[begin Given data]

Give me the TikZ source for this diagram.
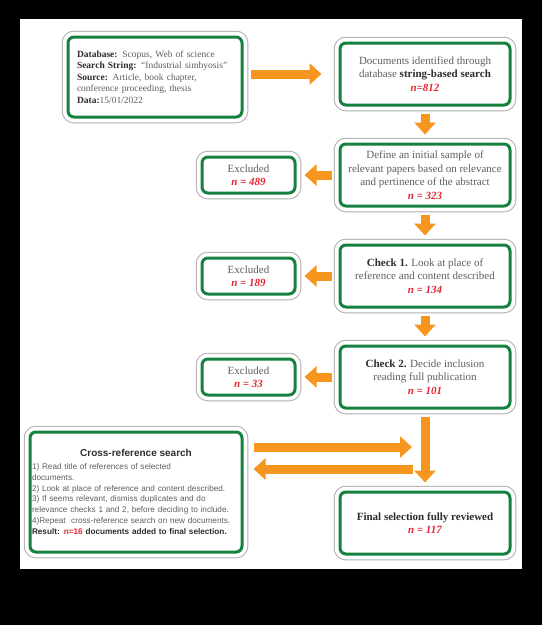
\documentclass[tikz,border=0pt]{standalone}
\usepackage{fontspec}
\setmainfont{Liberation Serif}
\newfontfamily\xsans{Liberation Sans}
\usepackage{tikz}
\usetikzlibrary{arrows.meta,positioning}

\definecolor{boxgreen}{RGB}{22,128,62}
\definecolor{ringgray}{RGB}{175,175,175}
\definecolor{arrorange}{RGB}{247,150,30}
\definecolor{txtgray}{RGB}{95,95,95}
\definecolor{nred}{RGB}{228,38,52}
\newcommand{\keyw}[1]{\textbf{\color[RGB]{45,45,45}#1}}
\newcommand{\ncount}[1]{\textcolor{nred}{\bfseries\itshape #1}}

\begin{document}
\begin{tikzpicture}[
  x=1pt,y=-1pt,
  node distance=36pt,
  panel/.style={draw=boxgreen,line width=3pt,fill=white,rounded corners=6pt,
    preaction={draw=ringgray,line width=12.5pt},
    preaction={draw=white,line width=10.5pt},
    align=center,text=txtgray,font=\fontsize{11}{13.5}\selectfont,inner sep=2pt},
  mainbox/.style={panel,minimum width=170pt,minimum height=62pt},
  exclbox/.style={panel,minimum width=93pt,minimum height=36pt},
  flow/.style={-{Triangle[width=21pt,length=12pt]},line width=9pt,draw=arrorange,shorten <=7pt,shorten >=8pt}
]
\useasboundingbox (0,0) rectangle (542,625);
\fill[black] (0,0) rectangle (542,625);
\fill[white] (20,19) rectangle (522,569);

% search set-up and first hit
\node[panel,minimum width=174pt,minimum height=80pt,align=left,text width=156pt,inner xsep=8pt,
  font=\fontsize{9.5}{11.6}\selectfont] (src) at (155,77)
  {\keyw{Database:} Scopus, Web of science\\
   \keyw{Search String:} ``Industrial simbyosis''\\
   \keyw{Source:} Article, book chapter,\\
   conference proceeding, thesis\\
   \keyw{Data:}15/01/2022\\[2pt]};
\node[mainbox] (ident) at (425,74)
  {Documents identified through\\database \keyw{string-based search}\\\ncount{n=812}};
\draw[flow,shorten >=17pt] (src.east |- ident.west) -- (ident.west);

% screening steps
\node[mainbox,below=of ident] (screen)
  {Define an initial sample of\\relevant papers based on relevance\\and pertinence of the abstract\\\ncount{n = 323}};
\draw[flow] (ident) -- (screen);
\node[exclbox,left=42pt of screen] (ex1) {Excluded\\\ncount{n = 489}};
\draw[flow] (screen) -- (ex1);

\node[mainbox,below=of screen] (chk1)
  {\keyw{Check 1.} Look at place of\\reference and content described\\\ncount{n = 134}};
\draw[flow] (screen) -- (chk1);
\node[exclbox,left=42pt of chk1] (ex2) {Excluded\\\ncount{n = 189}};
\draw[flow] (chk1) -- (ex2);

\node[mainbox,below=of chk1] (chk2)
  {\keyw{Check 2.} Decide inclusion\\reading full publication\\\ncount{n = 101}};
\draw[flow] (chk1) -- (chk2);
\node[exclbox,left=42pt of chk2] (ex3) {Excluded\\\ncount{n = 33}};
\draw[flow] (chk2) -- (ex3);

% final set and cross-reference loop
\node[mainbox,below=81pt of chk2] (final)
  {\keyw{Final selection fully reviewed}\\\ncount{n = 117}};
\draw[flow] (chk2) -- (final);

\node[panel,minimum width=212pt,minimum height=120pt,align=left,text width=208pt,
  font=\xsans\fontsize{8.2}{10.8}\selectfont] (xref) at (136,492)
  {\makebox[\linewidth][c]{\fontsize{10}{12}\selectfont\keyw{Cross-reference search}}\\[2pt]
   1) Read title of references of selected\\
   documents.\\
   2) Look at place of reference and content described.\\
   3) If seems relevant, dismiss duplicates and do\\
   relevance checks 1 and 2, before deciding to include.\\
   4)Repeat\ \ cross-reference search on new documents.\\
   \keyw{Result: \textcolor{nred}{n=16} documents added to final selection.}\\[4pt]};
\coordinate (loopin) at (420,447);
\coordinate (loopout) at (420,469);
\draw[flow,shorten <=10pt] ([yshift=45pt]xref.east) -- (loopin);
\draw[flow,shorten >=10pt] (loopout) -- ([yshift=23pt]xref.east);
\end{tikzpicture}
\end{document}
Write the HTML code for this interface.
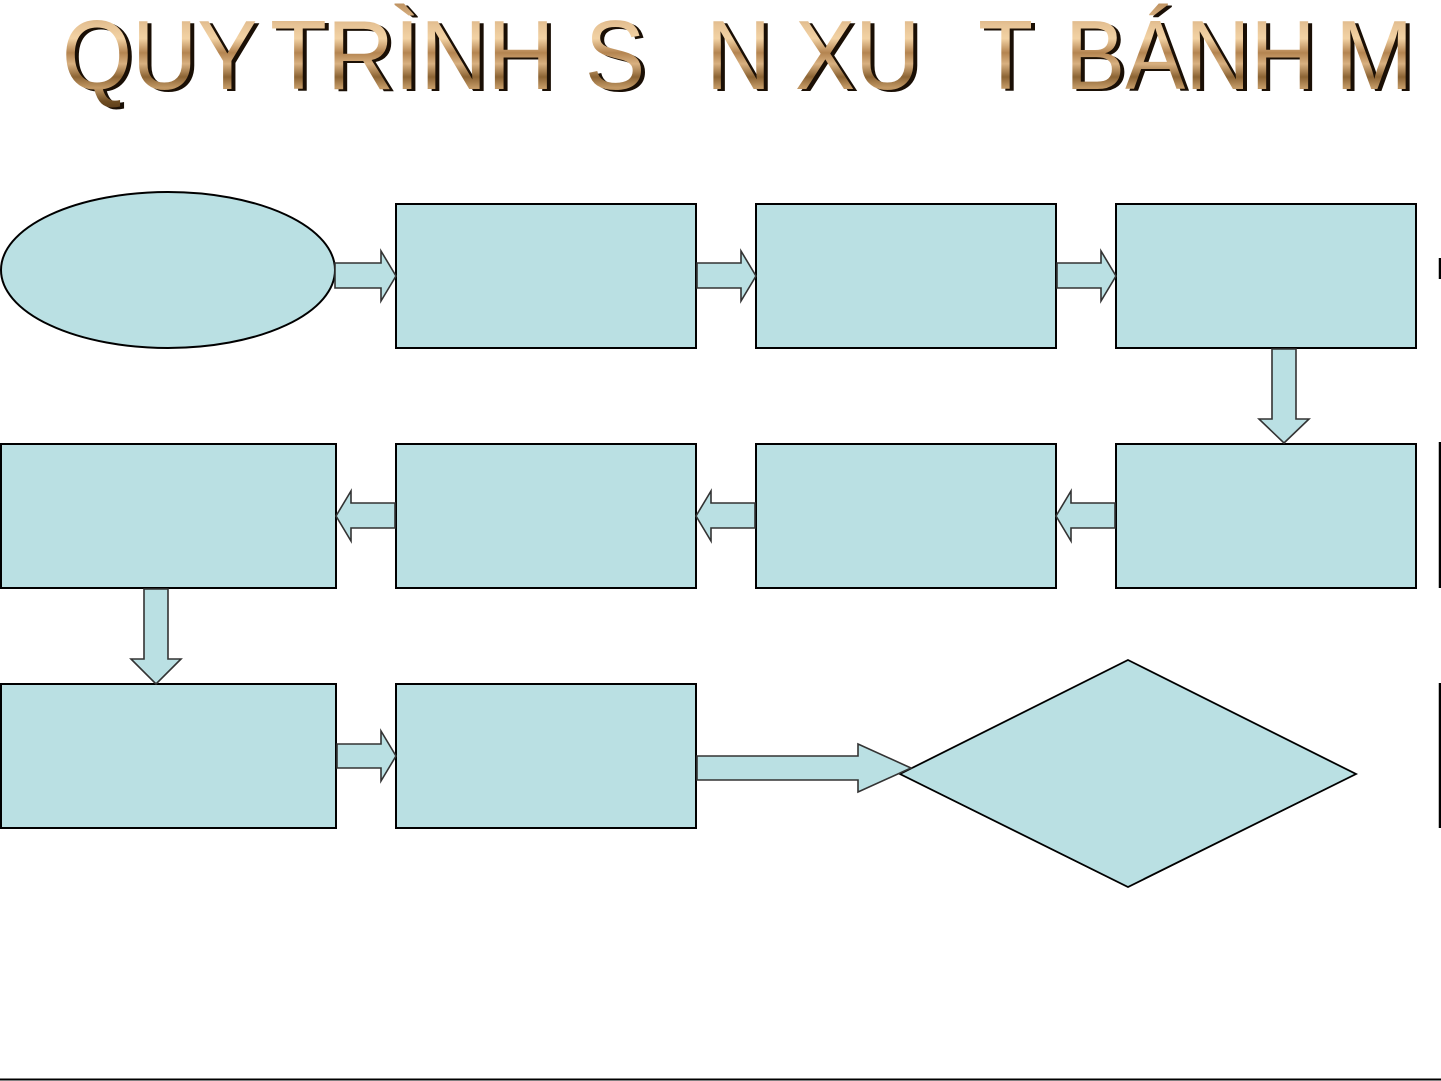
<!DOCTYPE html>
<html>
<head>
<meta charset="utf-8">
<style>
  html,body{margin:0;padding:0;background:#fff;}
  body{width:1441px;height:1081px;position:relative;overflow:hidden;}
  svg{position:absolute;left:0;top:0;}
  .t{position:absolute;top:0;height:110px;font-family:"Liberation Sans","DejaVu Sans",sans-serif;font-size:98px;line-height:110px;white-space:nowrap;transform-origin:0 0;}
  .sh{color:#1a0f05;}
  .g{color:transparent;background:linear-gradient(180deg,#b88a58 0%,#e6c294 22%,#f2d2a4 35%,#b48450 48%,#d8b080 58%,#8c6434 70%,#c49a66 80%,#6e4c22 92%,#5a3c18 100%);-webkit-background-clip:text;background-clip:text;}
</style>
</head>
<body>
<!-- Title: shadow layer -->
<div class="t sh" style="left:66px;top:2px;transform:scaleX(0.92)">QUY</div>
<div class="t sh" style="left:274px;top:2px;transform:scaleX(0.95)">TRÌNH</div>
<div class="t sh" style="left:589px;top:2px;transform:scaleX(0.92)">S</div>
<div class="t sh" style="left:710px;top:2px;transform:scaleX(0.92)">N</div>
<div class="t sh" style="left:799px;top:2px;transform:scaleX(0.92)">XU</div>
<div class="t sh" style="left:982px;top:2px;transform:scaleX(0.92)">T</div>
<div class="t sh" style="left:1069px;top:2px;transform:scaleX(0.92)">BÁNH</div>
<div class="t sh" style="left:1339px;top:2px;transform:scaleX(0.96)">M</div>
<!-- Title: gold layer -->
<div class="t g" style="left:62px;transform:scaleX(0.92)">QUY</div>
<div class="t g" style="left:270px;transform:scaleX(0.95)">TRÌNH</div>
<div class="t g" style="left:585px;transform:scaleX(0.92)">S</div>
<div class="t g" style="left:706px;transform:scaleX(0.92)">N</div>
<div class="t g" style="left:795px;transform:scaleX(0.92)">XU</div>
<div class="t g" style="left:978px;transform:scaleX(0.92)">T</div>
<div class="t g" style="left:1065px;transform:scaleX(0.92)">BÁNH</div>
<div class="t g" style="left:1335px;transform:scaleX(0.96)">M</div>

<svg width="1441" height="1081" viewBox="0 0 1441 1081" xmlns="http://www.w3.org/2000/svg">
  <g fill="#BAE0E3" stroke="#000" stroke-width="2">
    <!-- Row 1 -->
    <ellipse cx="168" cy="270" rx="167" ry="78"/>
    <rect x="396" y="204" width="300" height="144"/>
    <rect x="756" y="204" width="300" height="144"/>
    <rect x="1116" y="204" width="300" height="144"/>
    <!-- Row 2 -->
    <rect x="1" y="444" width="335" height="144"/>
    <rect x="396" y="444" width="300" height="144"/>
    <rect x="756" y="444" width="300" height="144"/>
    <rect x="1116" y="444" width="300" height="144"/>
    <!-- Row 3 -->
    <rect x="1" y="684" width="335" height="144"/>
    <rect x="396" y="684" width="300" height="144"/>
    <polygon points="1128,660 1356,774 1128,887 900,774" stroke-width="1.8"/>
  </g>
  <g fill="#BAE0E3" stroke="#333" stroke-width="1.6" stroke-linejoin="miter">
    <!-- Row 1 right arrows -->
    <polygon points="335,263 381,263 381,251 396,276 381,301 381,288 335,288"/>
    <polygon points="697,263 741,263 741,251 756,276 741,301 741,288 697,288"/>
    <polygon points="1057,263 1101,263 1101,251 1116,276 1101,301 1101,288 1057,288"/>
    <!-- Down arrow right -->
    <polygon points="1272,349 1296,349 1296,419 1309,419 1284,443 1259,419 1272,419"/>
    <!-- Row 2 left arrows -->
    <polygon points="1115,503 1071,503 1071,491 1056,516 1071,541 1071,528 1115,528"/>
    <polygon points="755,503 711,503 711,491 696,516 711,541 711,528 755,528"/>
    <polygon points="395,503 351,503 351,491 336,516 351,541 351,528 395,528"/>
    <!-- Down arrow left -->
    <polygon points="144,589 168,589 168,659 181,659 156,684 131,659 144,659"/>
    <!-- Row 3 arrows -->
    <polygon points="337,744 381,744 381,731 396,756 381,781 381,768 337,768"/>
    <polygon points="697,756 858,756 858,744 911,768 858,792 858,780 697,780"/>
  </g>
  <!-- right edge partial marks -->
  <g stroke="#000" stroke-width="2.5">
    <line x1="1440" y1="258" x2="1440" y2="279"/>
    <line x1="1440" y1="442" x2="1440" y2="588"/>
    <line x1="1440" y1="683" x2="1440" y2="828"/>
  </g>
  <!-- bottom line -->
  <line x1="0" y1="1079.5" x2="1441" y2="1079.5" stroke="#000" stroke-width="2"/>
</svg>
</body>
</html>
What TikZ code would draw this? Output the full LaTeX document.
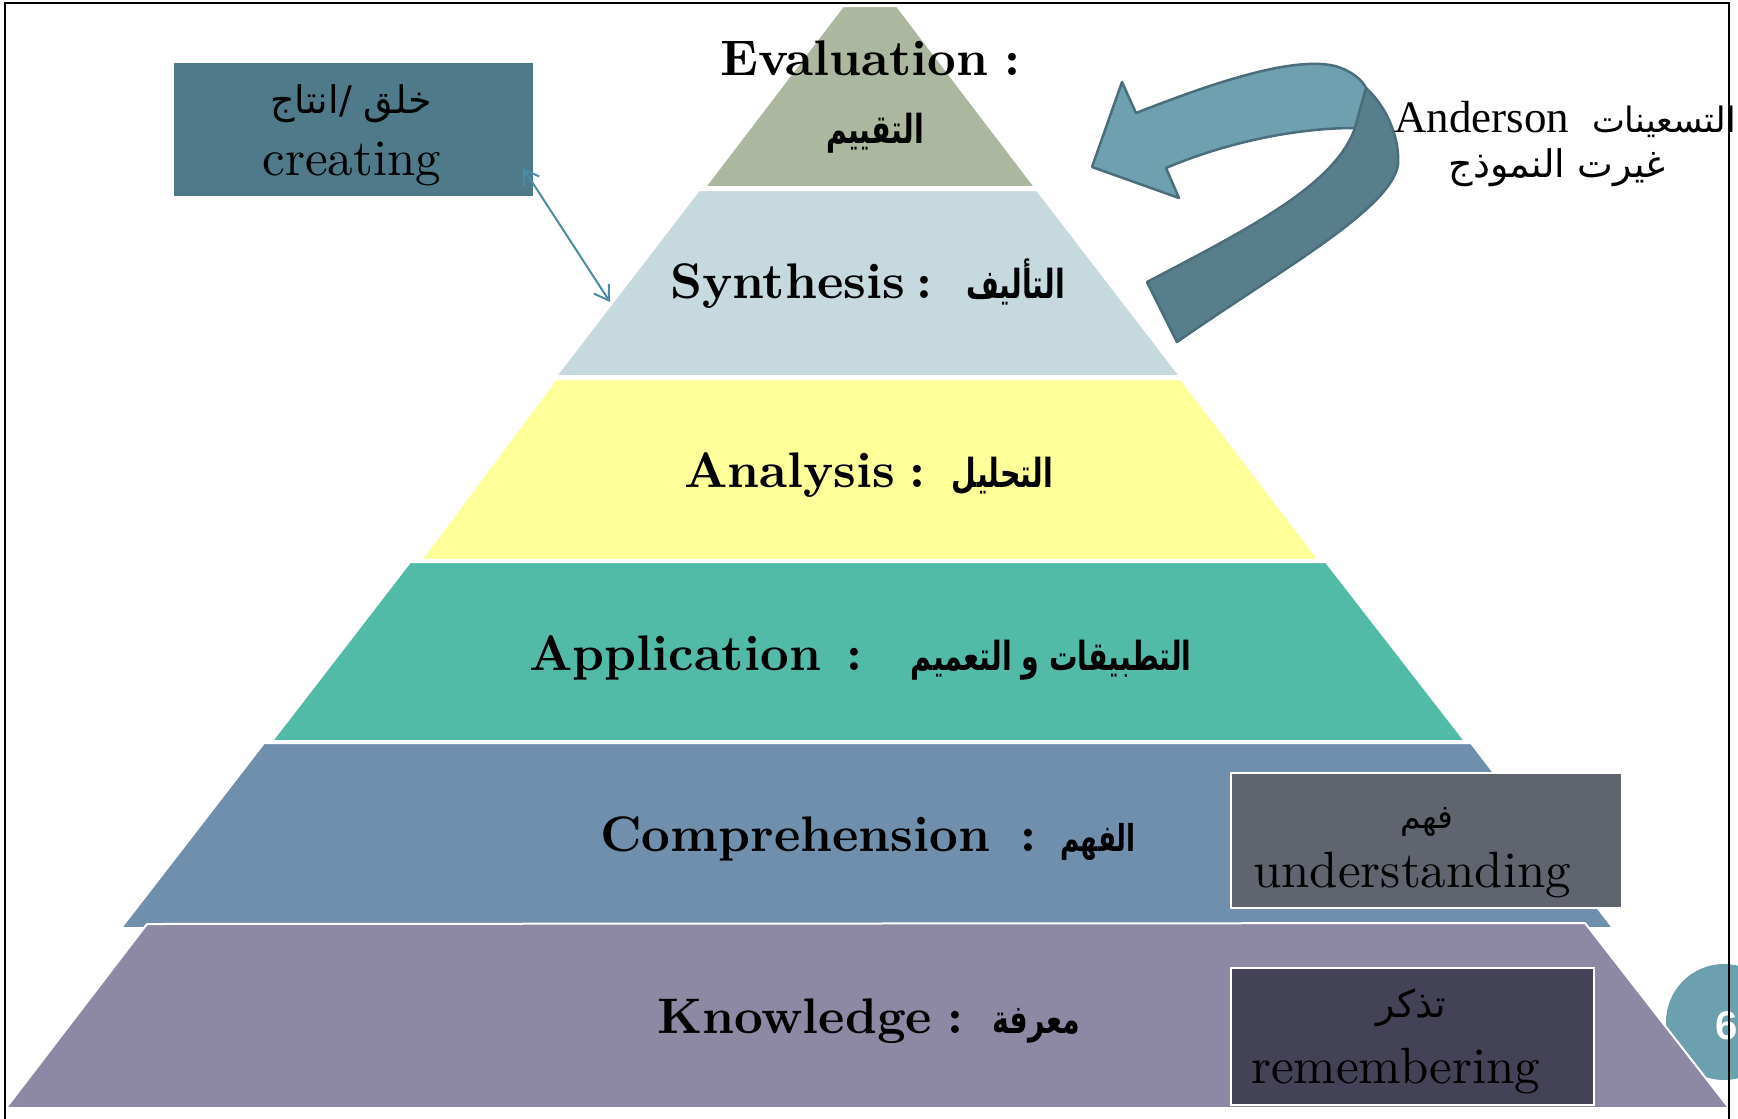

[end Given data]

-- Requirement --
Each line that contains the string "code" counts once; report how many such lines the entries have, giving only the number.

-- Written answer --
2